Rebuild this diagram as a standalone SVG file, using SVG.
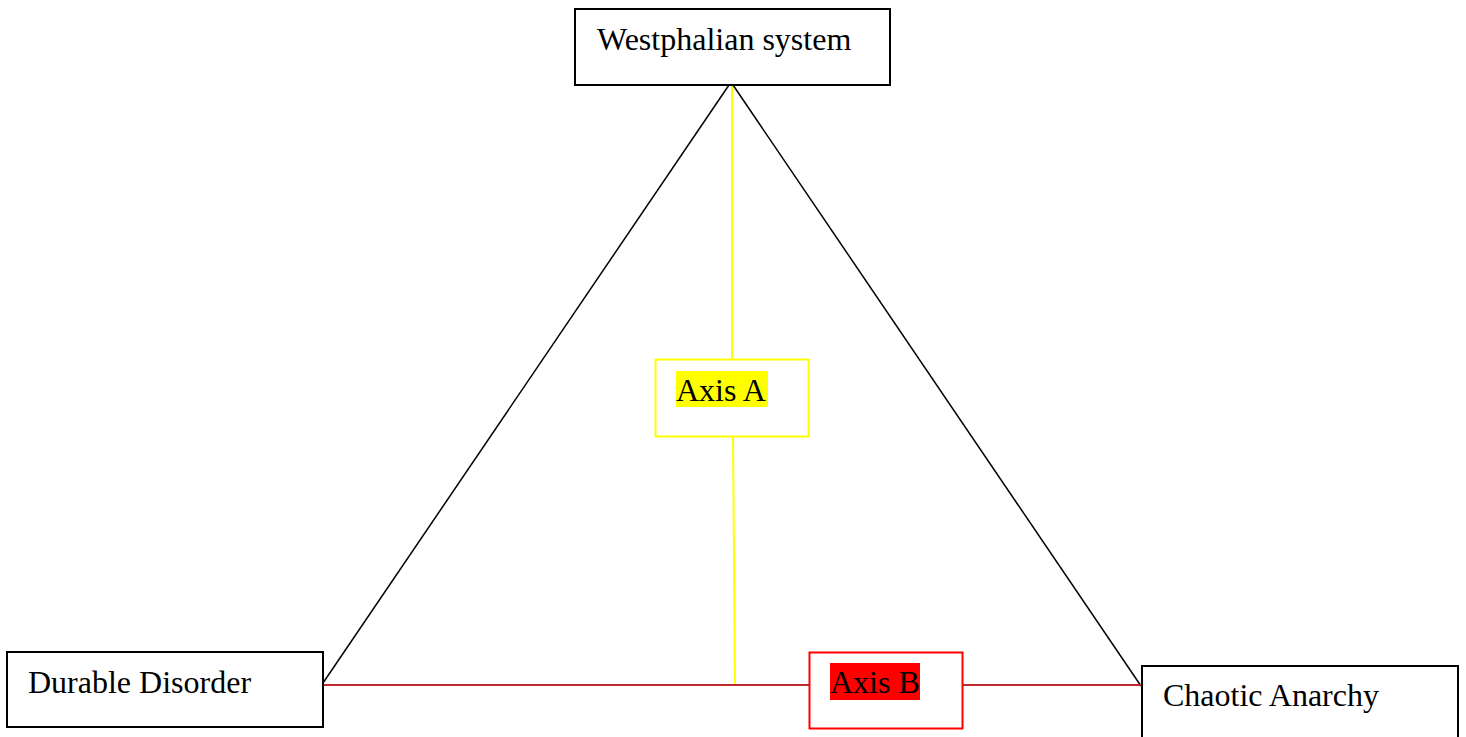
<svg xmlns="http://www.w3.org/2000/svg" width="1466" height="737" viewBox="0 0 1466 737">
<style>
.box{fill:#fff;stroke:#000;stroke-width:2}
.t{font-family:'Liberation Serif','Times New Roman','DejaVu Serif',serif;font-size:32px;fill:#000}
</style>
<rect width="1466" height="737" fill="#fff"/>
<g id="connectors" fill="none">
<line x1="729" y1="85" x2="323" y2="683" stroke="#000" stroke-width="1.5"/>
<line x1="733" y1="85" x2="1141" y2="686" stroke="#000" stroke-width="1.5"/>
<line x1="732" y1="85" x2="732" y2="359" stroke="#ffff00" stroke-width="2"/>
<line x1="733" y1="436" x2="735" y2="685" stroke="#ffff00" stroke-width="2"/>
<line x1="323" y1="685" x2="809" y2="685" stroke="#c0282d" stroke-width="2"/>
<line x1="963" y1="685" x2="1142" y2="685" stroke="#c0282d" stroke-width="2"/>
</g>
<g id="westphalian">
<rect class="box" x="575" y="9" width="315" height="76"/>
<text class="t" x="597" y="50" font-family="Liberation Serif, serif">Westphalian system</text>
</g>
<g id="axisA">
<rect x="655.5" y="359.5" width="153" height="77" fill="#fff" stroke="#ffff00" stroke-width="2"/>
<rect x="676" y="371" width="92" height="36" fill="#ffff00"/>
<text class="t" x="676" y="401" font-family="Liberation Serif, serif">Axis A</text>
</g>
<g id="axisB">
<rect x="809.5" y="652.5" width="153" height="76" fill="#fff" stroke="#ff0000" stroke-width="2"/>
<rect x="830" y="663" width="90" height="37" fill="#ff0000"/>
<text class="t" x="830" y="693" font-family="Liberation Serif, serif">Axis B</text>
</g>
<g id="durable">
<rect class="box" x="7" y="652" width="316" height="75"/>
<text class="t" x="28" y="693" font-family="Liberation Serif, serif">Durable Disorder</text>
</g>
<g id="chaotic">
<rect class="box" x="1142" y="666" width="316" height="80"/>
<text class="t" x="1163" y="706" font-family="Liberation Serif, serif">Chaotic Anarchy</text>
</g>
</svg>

━━━━

▶ [Do this]
Are you able to set down all the lines above exactly, without any pictures?

▶ [Solution for this problem]
Rebuild this diagram as a standalone SVG file, using SVG.
<svg xmlns="http://www.w3.org/2000/svg" width="1466" height="737" viewBox="0 0 1466 737">
<style>
.box{fill:#fff;stroke:#000;stroke-width:2}
.t{font-family:'Liberation Serif','Times New Roman','DejaVu Serif',serif;font-size:32px;fill:#000}
</style>
<rect width="1466" height="737" fill="#fff"/>
<g id="connectors" fill="none">
<line x1="729" y1="85" x2="323" y2="683" stroke="#000" stroke-width="1.5"/>
<line x1="733" y1="85" x2="1141" y2="686" stroke="#000" stroke-width="1.5"/>
<line x1="732" y1="85" x2="732" y2="359" stroke="#ffff00" stroke-width="2"/>
<line x1="733" y1="436" x2="735" y2="685" stroke="#ffff00" stroke-width="2"/>
<line x1="323" y1="685" x2="809" y2="685" stroke="#c0282d" stroke-width="2"/>
<line x1="963" y1="685" x2="1142" y2="685" stroke="#c0282d" stroke-width="2"/>
</g>
<g id="westphalian">
<rect class="box" x="575" y="9" width="315" height="76"/>
<text class="t" x="597" y="50" font-family="Liberation Serif, serif">Westphalian system</text>
</g>
<g id="axisA">
<rect x="655.5" y="359.5" width="153" height="77" fill="#fff" stroke="#ffff00" stroke-width="2"/>
<rect x="676" y="371" width="92" height="36" fill="#ffff00"/>
<text class="t" x="676" y="401" font-family="Liberation Serif, serif">Axis A</text>
</g>
<g id="axisB">
<rect x="809.5" y="652.5" width="153" height="76" fill="#fff" stroke="#ff0000" stroke-width="2"/>
<rect x="830" y="663" width="90" height="37" fill="#ff0000"/>
<text class="t" x="830" y="693" font-family="Liberation Serif, serif">Axis B</text>
</g>
<g id="durable">
<rect class="box" x="7" y="652" width="316" height="75"/>
<text class="t" x="28" y="693" font-family="Liberation Serif, serif">Durable Disorder</text>
</g>
<g id="chaotic">
<rect class="box" x="1142" y="666" width="316" height="80"/>
<text class="t" x="1163" y="706" font-family="Liberation Serif, serif">Chaotic Anarchy</text>
</g>
</svg>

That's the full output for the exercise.